■ DATA ■
+++

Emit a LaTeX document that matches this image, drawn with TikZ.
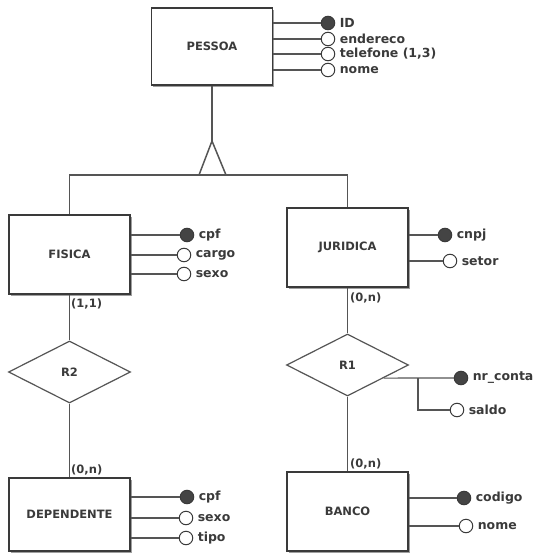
\documentclass[tikz,border=0pt]{standalone}
\usepackage{fontspec}
\setmainfont{DejaVu Sans}
\usetikzlibrary{shapes.geometric,shadows}
\definecolor{ink}{HTML}{3A3A3A}
\definecolor{wire}{HTML}{555555}
\begin{document}
\begin{tikzpicture}[x=1pt,y=-1pt,
  font=\bfseries\fontsize{11.5}{13}\selectfont,
  wire/.style={draw=wire,line width=1.2pt},
  entity/.style={draw=ink,fill=white,line width=1.3pt,minimum width=121pt,text=ink,
    drop shadow={shadow xshift=1.6pt,shadow yshift=-1.6pt,fill=gray!75,opacity=1}},
  relation/.style={diamond,draw=wire,fill=white,line width=1.2pt,inner sep=0pt,text=ink,
    minimum width=122pt,minimum height=62pt},
  attr/.style={circle,draw=ink,fill=white,line width=1pt,inner sep=0pt,minimum size=13.5pt,
    label={[label distance=1pt,text=ink,font=\bfseries\fontsize{12.5}{14}\selectfont]right:#1}},
  keyattr/.style={attr=#1,fill=ink!95},
  card/.style={text=ink,inner sep=0pt,anchor=west,font=\bfseries\fontsize{11.5}{13}\selectfont}]
  \useasboundingbox (0,0) rectangle (537,554);

  % entities
  \node[entity,minimum height=77pt] (pessoa) at (212,46.5) {PESSOA};
  \node[entity,minimum height=79pt] (fisica) at (69.5,254.5) {FISICA};
  \node[entity,minimum height=79pt] (juridica) at (347.5,247.5) {JURIDICA};
  \node[entity,minimum height=73pt] (dependente) at (69.5,514.5) {DEPENDENTE};
  \node[entity,minimum height=79pt] (banco) at (347.5,511.5) {BANCO};

  % relationships
  \node[relation] (r2) at (69.5,372) {R2};
  \node[relation] (r1) at (347.5,365) {R1};

  % specialization triangle
  \coordinate (apex) at (212,141);
  \coordinate (isa) at (212,175);
  \draw[wire] (pessoa.south) -- (apex);
  \draw[wire,line width=1.5pt,line join=miter] (apex) -- (199,175) -- (226,175) -- cycle;
  \draw[wire] (fisica.north) |- (isa) -| (juridica.north);

  % connectors between entities and relationships
  \draw[wire] (fisica) -- (r2) -- (dependente);
  \draw[wire] (juridica) -- (r1) -- (banco);

  % cardinalities
  \node[card] (c11) at (71,304) {(1,1)};
  \node[card] (c0n1) at (350,298) {(0,n)};
  \node[card] (c0n2) at (71,470) {(0,n)};
  \node[card] (c0n3) at (350,464) {(0,n)};

  % PESSOA attributes
  \node[keyattr=ID] (p1) at (328,23) {};
  \node[attr=endereco] (p2) at (328,39) {};
  \node[attr={telefone (1,3)}] (p3) at (328,54) {};
  \node[attr=nome] (p4) at (328,70) {};
  \foreach \a in {p1,p2,p3,p4} \draw[wire] (pessoa.east |- \a) -- (\a);

  % FISICA attributes
  \node[keyattr=cpf] (f1) at (187,235) {};
  \node[attr=cargo] (f2) at (184,255) {};
  \node[attr=sexo] (f3) at (184,274) {};
  \foreach \a in {f1,f2,f3} \draw[wire] (fisica.east |- \a) -- (\a);

  % JURIDICA attributes
  \node[keyattr=cnpj] (j1) at (445,235) {};
  \node[attr=setor] (j2) at (450,261) {};
  \foreach \a in {j1,j2} \draw[wire] (juridica.east |- \a) -- (\a);

  % DEPENDENTE attributes
  \node[keyattr=cpf] (d1) at (187,497) {};
  \node[attr=sexo] (d2) at (186,518) {};
  \node[attr=tipo] (d3) at (186,538) {};
  \foreach \a in {d1,d2,d3} \draw[wire] (dependente.east |- \a) -- (\a);

  % BANCO attributes
  \node[keyattr=codigo] (b1) at (464,498) {};
  \node[attr=nome] (b2) at (466,526) {};
  \foreach \a in {b1,b2} \draw[wire] (banco.east |- \a) -- (\a);

  % R1 attributes
  \node[keyattr=nr\_conta] (n1) at (461,378) {};
  \node[attr=saldo] (n2) at (457,410) {};
  \coordinate (fork) at (418,378);
  \draw[wire] (r1.-20) -- (n1);
  \draw[wire] (fork) |- (n2);
\end{tikzpicture}
\end{document}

+++

■ GIVEN REQUEST ■
Restate the data above exactly, stripping out each image.

■ ANSWER TO THIS PROBLEM ■
Emit a LaTeX document that matches this image, drawn with TikZ.
\documentclass[tikz,border=0pt]{standalone}
\usepackage{fontspec}
\setmainfont{DejaVu Sans}
\usetikzlibrary{shapes.geometric,shadows}
\definecolor{ink}{HTML}{3A3A3A}
\definecolor{wire}{HTML}{555555}
\begin{document}
\begin{tikzpicture}[x=1pt,y=-1pt,
  font=\bfseries\fontsize{11.5}{13}\selectfont,
  wire/.style={draw=wire,line width=1.2pt},
  entity/.style={draw=ink,fill=white,line width=1.3pt,minimum width=121pt,text=ink,
    drop shadow={shadow xshift=1.6pt,shadow yshift=-1.6pt,fill=gray!75,opacity=1}},
  relation/.style={diamond,draw=wire,fill=white,line width=1.2pt,inner sep=0pt,text=ink,
    minimum width=122pt,minimum height=62pt},
  attr/.style={circle,draw=ink,fill=white,line width=1pt,inner sep=0pt,minimum size=13.5pt,
    label={[label distance=1pt,text=ink,font=\bfseries\fontsize{12.5}{14}\selectfont]right:#1}},
  keyattr/.style={attr=#1,fill=ink!95},
  card/.style={text=ink,inner sep=0pt,anchor=west,font=\bfseries\fontsize{11.5}{13}\selectfont}]
  \useasboundingbox (0,0) rectangle (537,554);

  % entities
  \node[entity,minimum height=77pt] (pessoa) at (212,46.5) {PESSOA};
  \node[entity,minimum height=79pt] (fisica) at (69.5,254.5) {FISICA};
  \node[entity,minimum height=79pt] (juridica) at (347.5,247.5) {JURIDICA};
  \node[entity,minimum height=73pt] (dependente) at (69.5,514.5) {DEPENDENTE};
  \node[entity,minimum height=79pt] (banco) at (347.5,511.5) {BANCO};

  % relationships
  \node[relation] (r2) at (69.5,372) {R2};
  \node[relation] (r1) at (347.5,365) {R1};

  % specialization triangle
  \coordinate (apex) at (212,141);
  \coordinate (isa) at (212,175);
  \draw[wire] (pessoa.south) -- (apex);
  \draw[wire,line width=1.5pt,line join=miter] (apex) -- (199,175) -- (226,175) -- cycle;
  \draw[wire] (fisica.north) |- (isa) -| (juridica.north);

  % connectors between entities and relationships
  \draw[wire] (fisica) -- (r2) -- (dependente);
  \draw[wire] (juridica) -- (r1) -- (banco);

  % cardinalities
  \node[card] (c11) at (71,304) {(1,1)};
  \node[card] (c0n1) at (350,298) {(0,n)};
  \node[card] (c0n2) at (71,470) {(0,n)};
  \node[card] (c0n3) at (350,464) {(0,n)};

  % PESSOA attributes
  \node[keyattr=ID] (p1) at (328,23) {};
  \node[attr=endereco] (p2) at (328,39) {};
  \node[attr={telefone (1,3)}] (p3) at (328,54) {};
  \node[attr=nome] (p4) at (328,70) {};
  \foreach \a in {p1,p2,p3,p4} \draw[wire] (pessoa.east |- \a) -- (\a);

  % FISICA attributes
  \node[keyattr=cpf] (f1) at (187,235) {};
  \node[attr=cargo] (f2) at (184,255) {};
  \node[attr=sexo] (f3) at (184,274) {};
  \foreach \a in {f1,f2,f3} \draw[wire] (fisica.east |- \a) -- (\a);

  % JURIDICA attributes
  \node[keyattr=cnpj] (j1) at (445,235) {};
  \node[attr=setor] (j2) at (450,261) {};
  \foreach \a in {j1,j2} \draw[wire] (juridica.east |- \a) -- (\a);

  % DEPENDENTE attributes
  \node[keyattr=cpf] (d1) at (187,497) {};
  \node[attr=sexo] (d2) at (186,518) {};
  \node[attr=tipo] (d3) at (186,538) {};
  \foreach \a in {d1,d2,d3} \draw[wire] (dependente.east |- \a) -- (\a);

  % BANCO attributes
  \node[keyattr=codigo] (b1) at (464,498) {};
  \node[attr=nome] (b2) at (466,526) {};
  \foreach \a in {b1,b2} \draw[wire] (banco.east |- \a) -- (\a);

  % R1 attributes
  \node[keyattr=nr\_conta] (n1) at (461,378) {};
  \node[attr=saldo] (n2) at (457,410) {};
  \coordinate (fork) at (418,378);
  \draw[wire] (r1.-20) -- (n1);
  \draw[wire] (fork) |- (n2);
\end{tikzpicture}
\end{document}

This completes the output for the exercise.